If you have not learned how to play Oware you are in in for a treat. It is a game with simple rules and complex strategies. Oware is a Mancala style game that is very popular in Ghana and parts of the Caribbean. So whether you play with a friend, online, or in one of the international tournaments, it is time to try Oware.
How to play
•Players place 4 stones in each of the 12 pits of the board.
•To decide who goes first, one player holds a seed in there fist. If the opponent correctly guesses which fist holds the seed, the opponent starts.
•The players take turns taking all the seeds from a pit in the row nearest to him or her, and start to drop one seed at a time into the neighboring pits in a counter clockwise direction all the way around the board until they run out of seeds.
•When a player picks a pit with so many seeds that he or she an complete a full lap around the boar, the original pit is skipped and the stone is played in the next pit. This means that the pit the player took the seeds from remains empty at the end of the turn.
•If the last seed is sown in the opponent’s row ( the row closest to the opponent)and that pit now has 2 or 3 stones, those stones are captured. If the pit that immediately precedes it also contains 2 or 3 stones, these stones are also captured and so on until a pit is reached that does not contain 2 or 3 seeds or the end of the opponent’s row is reached.
•If a player cannot play because all six pits are empty, the game ends and all the seeds on the other side of the board are captured by the other player. However, if the opponent’s pits are all empty at the end of his turn the other player must play so that at least one stone is sown onto the opponent’s side of the board if possible.
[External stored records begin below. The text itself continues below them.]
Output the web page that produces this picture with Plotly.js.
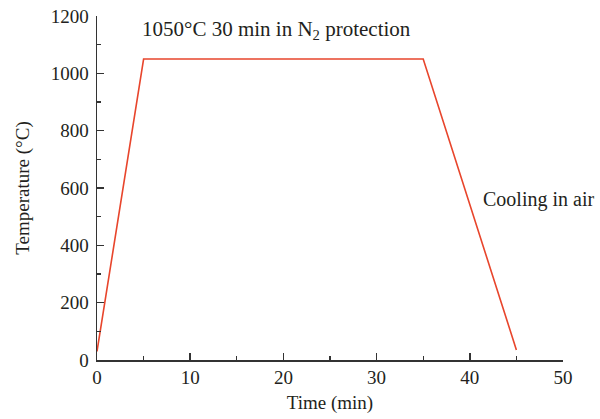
<!DOCTYPE html>
<html><head><meta charset="utf-8">
<script src="https://cdn.plot.ly/plotly-3.0.1.min.js"></script>
<style>body{margin:0;background:#fff}#c{width:600px;height:419px}</style>
</head><body><div id="c"></div>
<script>
const timeMin = [0, 5, 35, 45];
const tempC = [30, 1050, 1050, 35];
const xTicks = [0, 10, 20, 30, 40, 50];
const yTicks = [0, 200, 400, 600, 800, 1000, 1200];
const noteHold = "1050°C 30 min in N<sub>2</sub> protection";
const noteCool = "Cooling in air";

const font = {family: "Liberation Serif, Times New Roman, serif", size: 19, color: "#231f20"};
const noteFont = {family: "Liberation Serif, Times New Roman, serif", size: 21, color: "#231f20"};
const coolFont = {family: "Liberation Serif, Times New Roman, serif", size: 20, color: "#231f20"};
const axisCommon = {
  showgrid: false, zeroline: false, showline: true, linecolor: "#333333", linewidth: 1.5,
  ticks: "inside", ticklen: 7, tickwidth: 1.5, tickcolor: "#333333",
  tickfont: font, mirror: false,
  minor: {ticks: "inside", ticklen: 4, tickwidth: 1.2, tickcolor: "#333333"}
};
Plotly.newPlot("c", [{
  x: timeMin, y: tempC, type: "scatter", mode: "lines",
  line: {color: "#e8452c", width: 1.6}, hoverinfo: "skip"
}], {
  width: 600, height: 419,
  margin: {l: 97, r: 37, t: 16, b: 59},
  paper_bgcolor: "#fff", plot_bgcolor: "#fff",
  font: font, showlegend: false,
  xaxis: Object.assign({}, axisCommon, {
    range: [0, 50], tickvals: xTicks, minor: Object.assign({}, axisCommon.minor, {dtick: 5, tick0: 0}),
    title: {text: "Time (min)", font: font, standoff: 8}
  }),
  yaxis: Object.assign({}, axisCommon, {
    range: [0, 1200], tickvals: yTicks, minor: Object.assign({}, axisCommon.minor, {dtick: 100, tick0: 0}),
    ticklabelstandoff: 3,
    title: {text: "Temperature (°C)", font: font, standoff: 16}
  }),
  annotations: [
    {x: 4.6, y: 1151, xref: "x", yref: "y", text: noteHold, showarrow: false, xanchor: "left", yanchor: "middle", font: noteFont},
    {x: 41.2, y: 561, xref: "x", yref: "y", text: noteCool, showarrow: false, xanchor: "left", yanchor: "middle", font: coolFont}
  ]
}, {displayModeBar: false, staticPlot: true});
</script></body></html>
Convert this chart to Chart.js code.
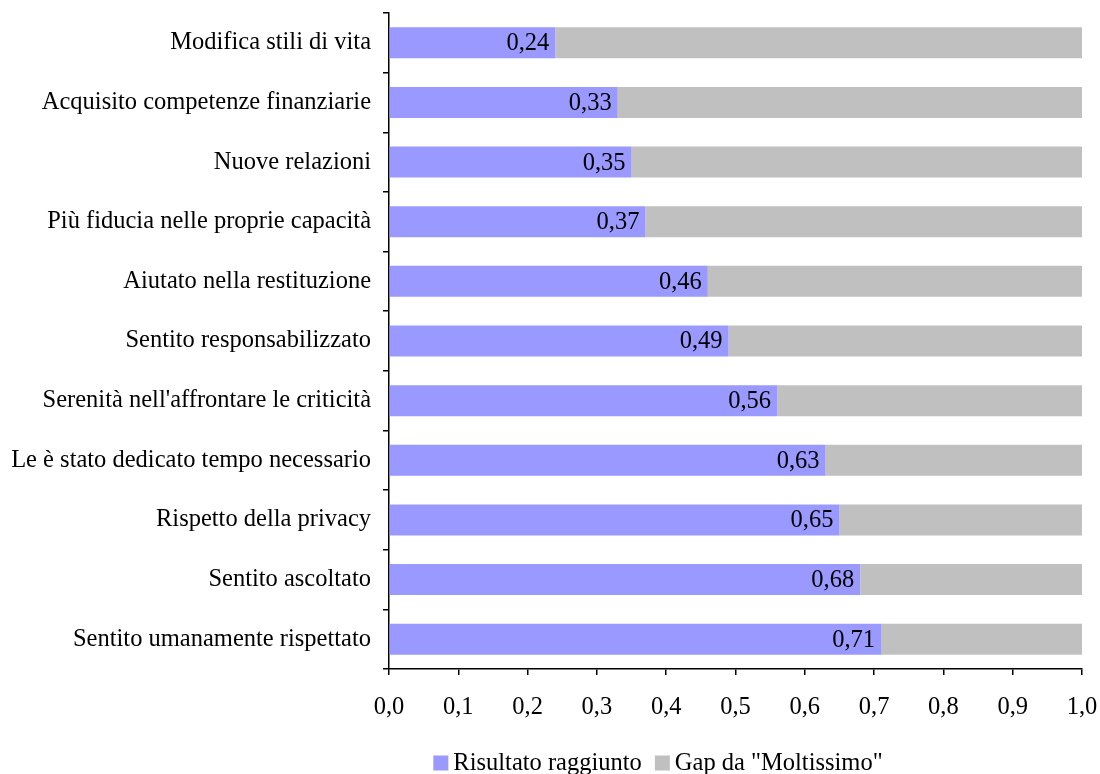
<!DOCTYPE html>
<html>
<head>
<meta charset="utf-8">
<script src="https://cdn.jsdelivr.net/npm/chart.js@4.4.1/dist/chart.umd.min.js"></script>
<style>
  html, body { margin: 0; padding: 0; background: #fff; }
  #wrap { width: 1100px; height: 774px; }
</style>
</head>
<body>
<div id="wrap"><canvas id="myChart" width="1100" height="774"></canvas></div>
<script>
// categories, top to bottom
var labels = [
  'Modifica stili di vita',
  'Acquisito competenze finanziarie',
  'Nuove relazioni',
  'Più fiducia nelle proprie capacità',
  'Aiutato nella restituzione',
  'Sentito responsabilizzato',
  "Serenità nell'affrontare le criticità",
  'Le è stato dedicato tempo necessario',
  'Rispetto della privacy',
  'Sentito ascoltato',
  'Sentito umanamente rispettato'
];

// result reached
var risultato = [0.24, 0.33, 0.35, 0.37, 0.46, 0.49, 0.56, 0.63, 0.65, 0.68, 0.71];

// gap up to "Moltissimo" (1,0)
var gap = risultato.map(function(v) {
  return Math.round((1 - v) * 100) / 100;
});

var xTicks = [0, 0.1, 0.2, 0.3, 0.4, 0.5, 0.6, 0.7, 0.8, 0.9, 1.0];

var FONT = '"Liberation Serif", serif';
var SIZE = 24.5;

function comma(v, d) {
  return v.toFixed(d).replace('.', ',');
}

// write the value at the end of each blue bar
var valueLabels = {
  id: 'valueLabels',
  afterDatasetsDraw: function(chart) {
    var ctx = chart.ctx;
    var meta = chart.getDatasetMeta(0);
    ctx.save();
    ctx.font = SIZE + 'px ' + FONT;
    ctx.fillStyle = '#000';
    ctx.textAlign = 'right';
    ctx.textBaseline = 'middle';
    meta.data.forEach(function(bar, i) {
      ctx.fillText(comma(risultato[i], 2), bar.x - 6, bar.y + 1);
    });
    ctx.restore();
  }
};

// legend at the bottom: square box then the label, tight spacing
var bottomLegend = {
  id: 'bottomLegend',
  afterDraw: function(chart) {
    var ctx = chart.ctx;
    var sets = chart.data.datasets;
    var box = 15, gapText = 5, gapItem = 13;
    ctx.save();
    ctx.font = SIZE + 'px ' + FONT;
    ctx.textBaseline = 'middle';
    ctx.textAlign = 'left';
    var total = 0;
    sets.forEach(function(ds, i) {
      total += box + gapText + ctx.measureText(ds.label).width;
      if (i < sets.length - 1) total += gapItem;
    });
    var x = 658 - total / 2;
    var y = 763;
    sets.forEach(function(ds) {
      ctx.fillStyle = ds.backgroundColor;
      ctx.fillRect(x, y - box / 2, box, box);
      x += box + gapText;
      ctx.fillStyle = '#000';
      ctx.fillText(ds.label, x, y + 1);
      x += ctx.measureText(ds.label).width + gapItem;
    });
    ctx.restore();
  }
};

var ctx = document.getElementById('myChart').getContext('2d');
var myChart = new Chart(ctx, {
  type: 'bar',
  data: {
    labels: labels,
    datasets: [
      {
        label: 'Risultato raggiunto',
        data: risultato,
        backgroundColor: '#9999FF',
        barPercentage: 0.52,
        categoryPercentage: 1.0
      },
      {
        label: 'Gap da "Moltissimo"',
        data: gap,
        backgroundColor: '#C0C0C0',
        barPercentage: 0.52,
        categoryPercentage: 1.0
      }
    ]
  },
  plugins: [valueLabels, bottomLegend],
  options: {
    indexAxis: 'y',
    responsive: false,
    animation: false,
    layout: { padding: { top: 13, right: 18, bottom: 55, left: 0 } },
    plugins: {
      legend: { display: false },
      tooltip: { enabled: false }
    },
    scales: {
      x: {
        stacked: true,
        min: 0,
        max: 1,
        afterBuildTicks: function(axis) {
          axis.ticks = xTicks.map(function(v) { return { value: v }; });
        },
        afterFit: function(axis) {
          axis.height = 50;
          axis.paddingLeft = 0;
          axis.paddingRight = 0;
        },
        ticks: {
          font: { family: FONT, size: SIZE },
          color: '#000',
          padding: 18,
          maxRotation: 0,
          callback: function(v) { return comma(v, 1); }
        },
        grid: {
          drawOnChartArea: false,
          drawTicks: true,
          tickLength: 6,
          color: '#000',
          lineWidth: 1.5
        },
        border: { color: '#000', width: 1.5 }
      },
      y: {
        stacked: true,
        afterFit: function(axis) {
          axis.width = 389;
          axis.paddingTop = 0;
          axis.paddingBottom = 0;
        },
        ticks: {
          font: { family: FONT, size: SIZE },
          color: '#000',
          padding: 12
        },
        grid: {
          offset: true,
          drawOnChartArea: false,
          drawTicks: true,
          tickLength: 6,
          color: '#000',
          lineWidth: 1.5
        },
        border: { color: '#000', width: 1.5 }
      }
    }
  }
});
</script>
</body>
</html>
•A player may capture all the opponents stones thus leaving the player with no move and therefore also capturing all the remaining stones in the there row.
•The player that captures twenty five stones is the winner.
•The game is drawn if both players accumulate 24 seeds or very occasionally in a stalemate situation when it becomes clear that the last remaining seeds are just being moved around the board with no chance of capturing.